SOLOMON GUNDY (Basic recipe)

6 whole salt herring

2 large onions sliced

2 cups vinegar

2 tablespoons pickling spice

half a cup of sugar 

Remove tails and heads from salt herring. Soak in cold water for 12 hours. Change

water once or twice. Clean thoroughly, skin and fillet – taking care to remove all bones. Cut into 2 inch pieces, drain and press excess water from herring. Pack in sterile glass jars layering onion between. In saucepan, combine vinegar, pickling spice, and sugar; slowly bring to a boil, stirring constantly. Simmer for 5 min. until spice has flavoured vinegar. Cool and pour liquid to cover herring. Refrigerate 4 – 5 days before serving.

One Response to

  1. corinne f. murray says:

    Thank you, Lars, for you kind remarks about the article Seascapes published in Spring 2012 Good Taste. For a chef,especially one with your authority and credentials, to compliment me is a once in a lifetime experience.

    I have read your writing on herring with interest. You may be amused to know that the article published was one a did as a proposal, not a final copy. I sent a more thoughtful and intelligent one to Mr. Gourlay after he said he liked my idea for an article. My understanding was that the second one was to be published. The second one mentions my opinion on the etimology of Solomon Gundy(that is at variance with yours) and points out that Jamaicans know an entirely different dish by that name. It is only logical that there would be another version developed in the Caribbean considering so much herring is shipped there. If you would like to read the “real article” that is more worthy of publication than the one I dashed off in less than 15 minutes, I would be happy to send it.

    Finally, I am delighted to know of your existence – your recipes look terrific and I am eager to try them out.
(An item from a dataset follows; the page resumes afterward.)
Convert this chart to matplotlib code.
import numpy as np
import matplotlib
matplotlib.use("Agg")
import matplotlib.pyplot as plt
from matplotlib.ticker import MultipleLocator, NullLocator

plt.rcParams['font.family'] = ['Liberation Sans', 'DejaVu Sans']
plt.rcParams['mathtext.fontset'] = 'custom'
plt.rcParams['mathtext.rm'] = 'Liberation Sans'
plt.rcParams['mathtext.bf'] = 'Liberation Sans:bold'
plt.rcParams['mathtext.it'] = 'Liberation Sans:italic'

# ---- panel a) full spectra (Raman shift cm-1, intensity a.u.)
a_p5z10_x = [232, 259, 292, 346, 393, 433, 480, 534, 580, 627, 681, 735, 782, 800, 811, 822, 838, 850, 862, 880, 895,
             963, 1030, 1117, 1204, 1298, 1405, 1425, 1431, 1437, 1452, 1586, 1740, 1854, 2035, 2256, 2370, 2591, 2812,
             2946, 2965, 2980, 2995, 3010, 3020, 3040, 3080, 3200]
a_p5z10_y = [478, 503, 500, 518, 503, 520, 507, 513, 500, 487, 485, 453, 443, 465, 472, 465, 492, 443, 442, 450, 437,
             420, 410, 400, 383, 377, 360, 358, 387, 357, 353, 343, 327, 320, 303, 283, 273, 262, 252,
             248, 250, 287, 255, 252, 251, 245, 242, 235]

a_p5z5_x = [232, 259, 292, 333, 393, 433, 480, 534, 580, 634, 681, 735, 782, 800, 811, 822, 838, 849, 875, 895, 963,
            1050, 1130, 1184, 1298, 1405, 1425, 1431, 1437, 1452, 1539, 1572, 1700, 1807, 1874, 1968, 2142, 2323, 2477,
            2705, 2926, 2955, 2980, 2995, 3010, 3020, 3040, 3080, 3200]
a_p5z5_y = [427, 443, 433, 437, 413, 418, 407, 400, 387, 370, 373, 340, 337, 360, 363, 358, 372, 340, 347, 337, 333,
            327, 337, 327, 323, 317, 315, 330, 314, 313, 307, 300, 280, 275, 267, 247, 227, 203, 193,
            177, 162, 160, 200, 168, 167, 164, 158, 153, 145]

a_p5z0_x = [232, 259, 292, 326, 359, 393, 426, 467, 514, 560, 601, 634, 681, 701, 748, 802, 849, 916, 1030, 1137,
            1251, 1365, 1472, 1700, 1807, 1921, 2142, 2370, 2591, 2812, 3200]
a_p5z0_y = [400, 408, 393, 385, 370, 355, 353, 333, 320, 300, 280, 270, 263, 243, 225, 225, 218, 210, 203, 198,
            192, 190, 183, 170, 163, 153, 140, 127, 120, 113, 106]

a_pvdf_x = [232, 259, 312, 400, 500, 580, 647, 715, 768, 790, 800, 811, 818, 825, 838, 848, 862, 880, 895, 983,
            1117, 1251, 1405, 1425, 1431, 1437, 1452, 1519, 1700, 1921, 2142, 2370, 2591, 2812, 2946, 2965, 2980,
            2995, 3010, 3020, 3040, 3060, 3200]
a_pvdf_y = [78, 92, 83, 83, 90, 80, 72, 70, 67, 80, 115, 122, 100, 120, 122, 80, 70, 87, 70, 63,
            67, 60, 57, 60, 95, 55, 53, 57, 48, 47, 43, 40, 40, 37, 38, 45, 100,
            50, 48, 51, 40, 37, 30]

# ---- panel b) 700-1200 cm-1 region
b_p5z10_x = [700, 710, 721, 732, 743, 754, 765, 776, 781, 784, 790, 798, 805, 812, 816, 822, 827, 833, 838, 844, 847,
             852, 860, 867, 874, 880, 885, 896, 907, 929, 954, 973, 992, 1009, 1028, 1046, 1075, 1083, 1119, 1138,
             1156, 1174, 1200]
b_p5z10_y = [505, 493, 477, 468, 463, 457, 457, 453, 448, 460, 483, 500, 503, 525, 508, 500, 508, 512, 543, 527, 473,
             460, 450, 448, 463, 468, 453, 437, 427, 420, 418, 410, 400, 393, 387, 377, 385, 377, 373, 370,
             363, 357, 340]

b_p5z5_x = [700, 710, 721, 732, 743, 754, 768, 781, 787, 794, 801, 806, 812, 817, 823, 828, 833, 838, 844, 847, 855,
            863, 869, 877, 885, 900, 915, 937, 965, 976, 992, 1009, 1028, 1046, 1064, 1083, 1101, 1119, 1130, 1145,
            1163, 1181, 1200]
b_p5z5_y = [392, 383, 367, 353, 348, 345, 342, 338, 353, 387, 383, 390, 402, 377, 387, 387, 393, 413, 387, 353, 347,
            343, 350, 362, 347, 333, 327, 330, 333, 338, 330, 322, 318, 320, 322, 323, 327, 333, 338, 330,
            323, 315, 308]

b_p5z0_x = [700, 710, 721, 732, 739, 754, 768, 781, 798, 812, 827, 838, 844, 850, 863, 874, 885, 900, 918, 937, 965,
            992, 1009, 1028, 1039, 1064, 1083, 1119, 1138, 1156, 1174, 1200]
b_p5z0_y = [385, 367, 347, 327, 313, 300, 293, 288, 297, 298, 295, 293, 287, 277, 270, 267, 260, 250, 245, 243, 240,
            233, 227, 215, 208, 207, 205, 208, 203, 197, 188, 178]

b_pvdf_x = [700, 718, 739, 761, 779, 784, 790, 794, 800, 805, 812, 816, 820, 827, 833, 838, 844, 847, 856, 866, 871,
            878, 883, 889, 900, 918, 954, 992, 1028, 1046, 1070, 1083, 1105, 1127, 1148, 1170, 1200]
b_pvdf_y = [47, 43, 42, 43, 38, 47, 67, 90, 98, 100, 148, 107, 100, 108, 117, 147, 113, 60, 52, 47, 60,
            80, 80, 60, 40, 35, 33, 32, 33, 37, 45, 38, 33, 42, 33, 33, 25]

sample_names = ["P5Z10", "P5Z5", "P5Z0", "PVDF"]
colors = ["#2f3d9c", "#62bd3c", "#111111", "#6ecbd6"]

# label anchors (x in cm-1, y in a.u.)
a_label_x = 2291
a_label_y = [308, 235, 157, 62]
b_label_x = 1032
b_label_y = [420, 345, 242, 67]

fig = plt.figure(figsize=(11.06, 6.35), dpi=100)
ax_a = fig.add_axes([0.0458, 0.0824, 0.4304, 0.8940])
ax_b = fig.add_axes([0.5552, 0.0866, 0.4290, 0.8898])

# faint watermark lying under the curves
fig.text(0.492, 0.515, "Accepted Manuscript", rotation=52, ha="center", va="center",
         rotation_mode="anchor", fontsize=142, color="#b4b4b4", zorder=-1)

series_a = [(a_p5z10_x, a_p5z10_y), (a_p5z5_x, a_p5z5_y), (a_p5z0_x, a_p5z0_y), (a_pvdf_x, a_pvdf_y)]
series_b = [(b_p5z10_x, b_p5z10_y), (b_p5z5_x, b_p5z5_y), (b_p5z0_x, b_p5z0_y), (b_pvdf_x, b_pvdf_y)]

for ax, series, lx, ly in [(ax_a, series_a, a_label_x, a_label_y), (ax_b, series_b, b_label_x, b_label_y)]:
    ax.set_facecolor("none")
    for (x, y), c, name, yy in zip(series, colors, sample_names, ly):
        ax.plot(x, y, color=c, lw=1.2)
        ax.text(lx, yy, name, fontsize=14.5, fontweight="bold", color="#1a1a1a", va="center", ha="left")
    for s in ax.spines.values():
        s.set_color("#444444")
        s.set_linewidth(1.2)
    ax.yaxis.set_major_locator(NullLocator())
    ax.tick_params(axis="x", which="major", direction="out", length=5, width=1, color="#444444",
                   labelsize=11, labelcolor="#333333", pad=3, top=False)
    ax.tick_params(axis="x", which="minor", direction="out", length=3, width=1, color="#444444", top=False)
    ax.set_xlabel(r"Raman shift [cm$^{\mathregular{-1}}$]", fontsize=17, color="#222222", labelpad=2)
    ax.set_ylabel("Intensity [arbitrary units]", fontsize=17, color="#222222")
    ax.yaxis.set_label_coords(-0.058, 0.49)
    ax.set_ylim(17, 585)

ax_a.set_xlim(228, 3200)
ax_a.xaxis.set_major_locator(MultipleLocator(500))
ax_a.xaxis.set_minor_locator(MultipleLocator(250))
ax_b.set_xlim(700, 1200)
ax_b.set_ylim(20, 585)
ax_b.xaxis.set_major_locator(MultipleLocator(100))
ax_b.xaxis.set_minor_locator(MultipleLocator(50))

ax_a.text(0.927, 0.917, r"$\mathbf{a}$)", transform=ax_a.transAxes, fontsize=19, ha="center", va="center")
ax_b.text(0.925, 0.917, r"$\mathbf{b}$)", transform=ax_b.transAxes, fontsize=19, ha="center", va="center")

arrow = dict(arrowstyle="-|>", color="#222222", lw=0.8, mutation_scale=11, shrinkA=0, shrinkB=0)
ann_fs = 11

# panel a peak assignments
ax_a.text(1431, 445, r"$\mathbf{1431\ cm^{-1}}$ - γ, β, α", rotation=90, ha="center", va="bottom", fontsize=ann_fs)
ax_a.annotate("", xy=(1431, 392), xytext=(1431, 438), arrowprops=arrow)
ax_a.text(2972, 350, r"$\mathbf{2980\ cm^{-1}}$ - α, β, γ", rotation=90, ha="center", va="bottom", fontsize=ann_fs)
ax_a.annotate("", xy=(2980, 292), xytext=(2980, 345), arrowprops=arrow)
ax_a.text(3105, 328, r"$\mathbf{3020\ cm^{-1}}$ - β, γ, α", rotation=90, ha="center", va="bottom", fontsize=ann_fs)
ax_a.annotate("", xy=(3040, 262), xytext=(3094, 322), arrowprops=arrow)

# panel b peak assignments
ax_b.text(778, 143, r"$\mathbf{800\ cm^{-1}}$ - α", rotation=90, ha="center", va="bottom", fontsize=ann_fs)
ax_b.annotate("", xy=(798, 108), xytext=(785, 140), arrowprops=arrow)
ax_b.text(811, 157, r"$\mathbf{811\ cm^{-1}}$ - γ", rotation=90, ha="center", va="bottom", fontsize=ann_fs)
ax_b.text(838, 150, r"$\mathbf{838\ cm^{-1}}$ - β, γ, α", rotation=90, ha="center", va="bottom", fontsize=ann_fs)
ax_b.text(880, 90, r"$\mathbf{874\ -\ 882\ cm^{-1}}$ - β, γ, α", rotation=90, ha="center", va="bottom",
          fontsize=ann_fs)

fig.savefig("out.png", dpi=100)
Canada is a “northern country” with rich seafood in its waters and unlike the counterpart northern peoples of the former Danish emplire of Christian IV, we are saddly limiting our consumption of a resource that is threatened. As Joni Mitchell wrote: We don’t know what we got til its gone. You are helping us expand our horizons while the supply lasts. Bravo.